Given records -
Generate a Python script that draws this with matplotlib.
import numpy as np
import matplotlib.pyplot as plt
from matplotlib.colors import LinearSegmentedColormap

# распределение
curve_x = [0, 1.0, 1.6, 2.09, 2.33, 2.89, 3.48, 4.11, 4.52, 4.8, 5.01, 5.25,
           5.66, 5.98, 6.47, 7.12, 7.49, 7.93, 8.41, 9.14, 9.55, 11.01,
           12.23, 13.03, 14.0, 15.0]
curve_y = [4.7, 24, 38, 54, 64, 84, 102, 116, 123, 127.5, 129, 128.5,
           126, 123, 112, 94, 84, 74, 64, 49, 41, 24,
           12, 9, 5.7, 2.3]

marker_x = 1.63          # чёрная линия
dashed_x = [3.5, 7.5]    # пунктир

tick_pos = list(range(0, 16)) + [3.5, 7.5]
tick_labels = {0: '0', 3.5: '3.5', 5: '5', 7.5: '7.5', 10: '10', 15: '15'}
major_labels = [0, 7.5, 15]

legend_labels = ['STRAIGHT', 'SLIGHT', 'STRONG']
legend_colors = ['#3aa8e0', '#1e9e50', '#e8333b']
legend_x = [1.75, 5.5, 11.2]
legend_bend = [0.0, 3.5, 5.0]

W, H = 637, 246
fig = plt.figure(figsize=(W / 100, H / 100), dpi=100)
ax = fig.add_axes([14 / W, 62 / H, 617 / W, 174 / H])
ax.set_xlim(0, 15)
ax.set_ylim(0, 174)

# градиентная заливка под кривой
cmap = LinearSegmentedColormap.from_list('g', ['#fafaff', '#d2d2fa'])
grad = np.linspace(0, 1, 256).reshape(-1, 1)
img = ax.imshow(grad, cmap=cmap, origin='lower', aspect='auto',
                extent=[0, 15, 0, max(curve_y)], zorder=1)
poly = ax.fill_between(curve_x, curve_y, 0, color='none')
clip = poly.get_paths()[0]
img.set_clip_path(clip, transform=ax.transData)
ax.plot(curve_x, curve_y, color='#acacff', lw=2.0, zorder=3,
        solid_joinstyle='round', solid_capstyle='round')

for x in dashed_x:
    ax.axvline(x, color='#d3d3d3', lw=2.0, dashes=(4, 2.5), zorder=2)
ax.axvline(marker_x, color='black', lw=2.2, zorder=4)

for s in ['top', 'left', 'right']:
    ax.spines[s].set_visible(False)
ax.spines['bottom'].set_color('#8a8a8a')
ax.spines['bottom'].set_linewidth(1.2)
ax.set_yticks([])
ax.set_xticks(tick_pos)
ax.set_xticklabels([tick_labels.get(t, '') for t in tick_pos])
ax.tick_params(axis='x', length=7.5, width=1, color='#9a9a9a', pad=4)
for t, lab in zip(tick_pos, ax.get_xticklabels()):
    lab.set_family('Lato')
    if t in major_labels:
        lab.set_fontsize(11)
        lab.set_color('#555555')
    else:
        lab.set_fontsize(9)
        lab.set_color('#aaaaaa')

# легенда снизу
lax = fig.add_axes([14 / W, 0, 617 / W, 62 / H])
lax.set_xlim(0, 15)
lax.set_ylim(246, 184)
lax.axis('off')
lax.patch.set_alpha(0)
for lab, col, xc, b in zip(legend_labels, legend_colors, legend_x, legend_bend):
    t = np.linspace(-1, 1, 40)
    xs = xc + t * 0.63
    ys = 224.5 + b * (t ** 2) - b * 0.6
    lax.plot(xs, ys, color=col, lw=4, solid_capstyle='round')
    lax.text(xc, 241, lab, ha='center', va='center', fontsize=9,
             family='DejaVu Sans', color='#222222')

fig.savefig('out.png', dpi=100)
* * *
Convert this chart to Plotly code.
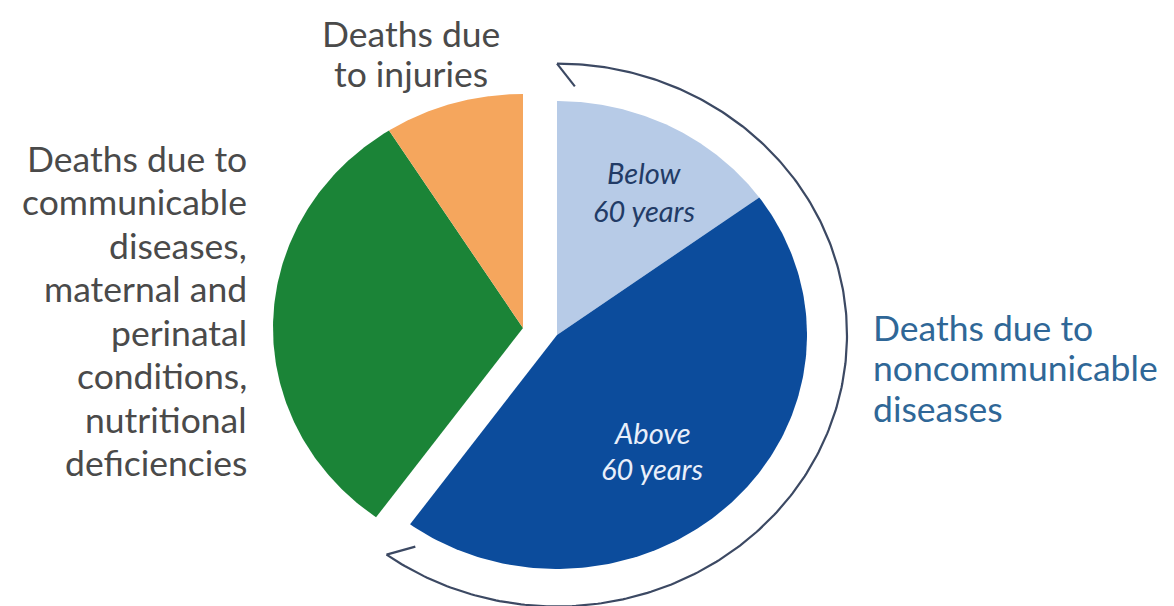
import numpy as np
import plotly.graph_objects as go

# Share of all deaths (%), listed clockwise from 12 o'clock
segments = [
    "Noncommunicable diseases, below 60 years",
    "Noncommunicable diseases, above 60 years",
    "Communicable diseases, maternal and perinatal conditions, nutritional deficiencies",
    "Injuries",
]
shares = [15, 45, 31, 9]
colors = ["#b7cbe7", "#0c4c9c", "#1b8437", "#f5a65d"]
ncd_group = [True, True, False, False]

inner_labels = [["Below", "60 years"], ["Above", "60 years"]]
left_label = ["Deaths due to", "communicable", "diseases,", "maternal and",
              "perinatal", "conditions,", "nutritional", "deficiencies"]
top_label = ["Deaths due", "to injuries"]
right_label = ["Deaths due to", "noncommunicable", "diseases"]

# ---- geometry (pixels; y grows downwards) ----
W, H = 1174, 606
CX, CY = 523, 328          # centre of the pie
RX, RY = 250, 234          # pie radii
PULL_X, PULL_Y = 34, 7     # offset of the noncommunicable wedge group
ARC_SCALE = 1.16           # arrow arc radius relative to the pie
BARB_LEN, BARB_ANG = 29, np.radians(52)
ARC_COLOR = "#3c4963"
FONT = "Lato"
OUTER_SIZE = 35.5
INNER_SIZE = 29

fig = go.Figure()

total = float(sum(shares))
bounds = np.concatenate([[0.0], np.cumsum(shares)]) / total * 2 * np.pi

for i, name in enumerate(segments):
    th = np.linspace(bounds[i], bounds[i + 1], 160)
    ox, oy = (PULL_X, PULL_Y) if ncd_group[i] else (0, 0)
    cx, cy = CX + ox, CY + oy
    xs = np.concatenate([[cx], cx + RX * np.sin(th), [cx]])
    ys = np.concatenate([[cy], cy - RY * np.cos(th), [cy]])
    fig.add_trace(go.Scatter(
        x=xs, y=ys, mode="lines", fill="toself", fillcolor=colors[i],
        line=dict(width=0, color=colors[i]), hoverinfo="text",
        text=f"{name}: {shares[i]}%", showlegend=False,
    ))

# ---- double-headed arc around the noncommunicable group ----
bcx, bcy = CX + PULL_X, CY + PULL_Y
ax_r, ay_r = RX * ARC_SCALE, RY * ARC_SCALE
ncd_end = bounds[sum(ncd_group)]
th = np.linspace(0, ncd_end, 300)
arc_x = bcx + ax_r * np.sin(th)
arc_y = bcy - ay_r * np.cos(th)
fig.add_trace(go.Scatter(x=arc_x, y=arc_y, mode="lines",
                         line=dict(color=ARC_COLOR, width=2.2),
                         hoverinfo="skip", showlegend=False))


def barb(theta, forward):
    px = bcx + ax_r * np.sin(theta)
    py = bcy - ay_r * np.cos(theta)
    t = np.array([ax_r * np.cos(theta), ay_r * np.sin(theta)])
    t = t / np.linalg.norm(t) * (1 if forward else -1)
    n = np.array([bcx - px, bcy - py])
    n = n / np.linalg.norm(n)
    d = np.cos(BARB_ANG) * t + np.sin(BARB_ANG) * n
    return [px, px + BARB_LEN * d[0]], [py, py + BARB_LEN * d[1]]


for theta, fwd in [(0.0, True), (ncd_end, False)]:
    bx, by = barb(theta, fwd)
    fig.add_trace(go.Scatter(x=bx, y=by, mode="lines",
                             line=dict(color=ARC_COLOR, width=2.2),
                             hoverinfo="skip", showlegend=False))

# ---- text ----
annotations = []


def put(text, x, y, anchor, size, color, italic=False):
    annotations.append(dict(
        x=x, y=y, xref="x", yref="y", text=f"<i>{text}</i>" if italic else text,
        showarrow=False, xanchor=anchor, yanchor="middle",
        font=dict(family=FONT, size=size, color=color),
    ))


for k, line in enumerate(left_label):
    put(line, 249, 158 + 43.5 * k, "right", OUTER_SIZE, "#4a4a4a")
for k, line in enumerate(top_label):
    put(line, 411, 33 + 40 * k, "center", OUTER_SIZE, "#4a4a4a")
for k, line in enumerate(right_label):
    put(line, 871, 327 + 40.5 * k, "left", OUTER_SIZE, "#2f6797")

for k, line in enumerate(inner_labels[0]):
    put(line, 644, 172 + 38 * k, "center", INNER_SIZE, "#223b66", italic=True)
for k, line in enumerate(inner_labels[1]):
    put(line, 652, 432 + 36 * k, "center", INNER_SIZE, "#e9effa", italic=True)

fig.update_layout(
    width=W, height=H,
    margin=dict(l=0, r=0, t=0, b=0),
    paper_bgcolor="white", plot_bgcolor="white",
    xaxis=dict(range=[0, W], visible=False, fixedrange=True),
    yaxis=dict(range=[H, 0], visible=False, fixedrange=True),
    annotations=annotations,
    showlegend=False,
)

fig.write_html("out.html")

Your goal -
Retype exactly what runs from the line containing "Generate a Python" through the line containing "legend_bend = [0.0, 3.5, 5.0]", both lines included, and stop there.

Task result -
Generate a Python script that draws this with matplotlib.
import numpy as np
import matplotlib.pyplot as plt
from matplotlib.colors import LinearSegmentedColormap

# распределение
curve_x = [0, 1.0, 1.6, 2.09, 2.33, 2.89, 3.48, 4.11, 4.52, 4.8, 5.01, 5.25,
           5.66, 5.98, 6.47, 7.12, 7.49, 7.93, 8.41, 9.14, 9.55, 11.01,
           12.23, 13.03, 14.0, 15.0]
curve_y = [4.7, 24, 38, 54, 64, 84, 102, 116, 123, 127.5, 129, 128.5,
           126, 123, 112, 94, 84, 74, 64, 49, 41, 24,
           12, 9, 5.7, 2.3]

marker_x = 1.63          # чёрная линия
dashed_x = [3.5, 7.5]    # пунктир

tick_pos = list(range(0, 16)) + [3.5, 7.5]
tick_labels = {0: '0', 3.5: '3.5', 5: '5', 7.5: '7.5', 10: '10', 15: '15'}
major_labels = [0, 7.5, 15]

legend_labels = ['STRAIGHT', 'SLIGHT', 'STRONG']
legend_colors = ['#3aa8e0', '#1e9e50', '#e8333b']
legend_x = [1.75, 5.5, 11.2]
legend_bend = [0.0, 3.5, 5.0]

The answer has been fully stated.